Karl Gregory Colloquium

Tuesday, February 9, 2016 - 2:45pm

Statistics Department Colloquium

Where: LeConte College, Room 210

Speaker: Karl Gregory

Affiliation: Universität Mannheim, Department of Statistics

Title:  Pointwise inference in the high-dimensional additive model

Abstract: We consider the construction of pointwise confidence intervals for a
single function in the additive nonparametric regression model, in which
the conditional mean of the response is the sum of a large number of
covariate effects of unspecified form.  We allow the number of
covariates to grow along with the sample size while assuming that only a
small but growing number of the covariates have an influence on the
response.
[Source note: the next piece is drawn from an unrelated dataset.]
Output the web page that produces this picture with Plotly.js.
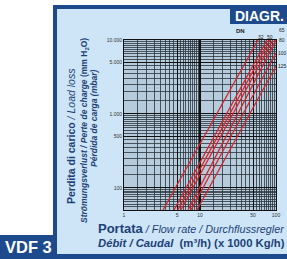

Estimation in this setting is well-studied, but there exists
almost no machinery for inference, as estimators typically involve Lasso
penalization and have very complicated distributions.  We introduce an
estimator which is asymptotically normal by adapting ``desparsified
Lasso'' techniques recently introduced in the linear regression setting
to the nonparametric regression setting.  Moreover, we develop a
two-step presmoothing-resmoothing estimator which yields asymptotically
optimal pointwise confidence intervals for a single function in the
sense that our estimator achieves, asymptotically, up to first order
terms, the same bias and variance as the oracle estimator, for which
only the function of interest is unknown.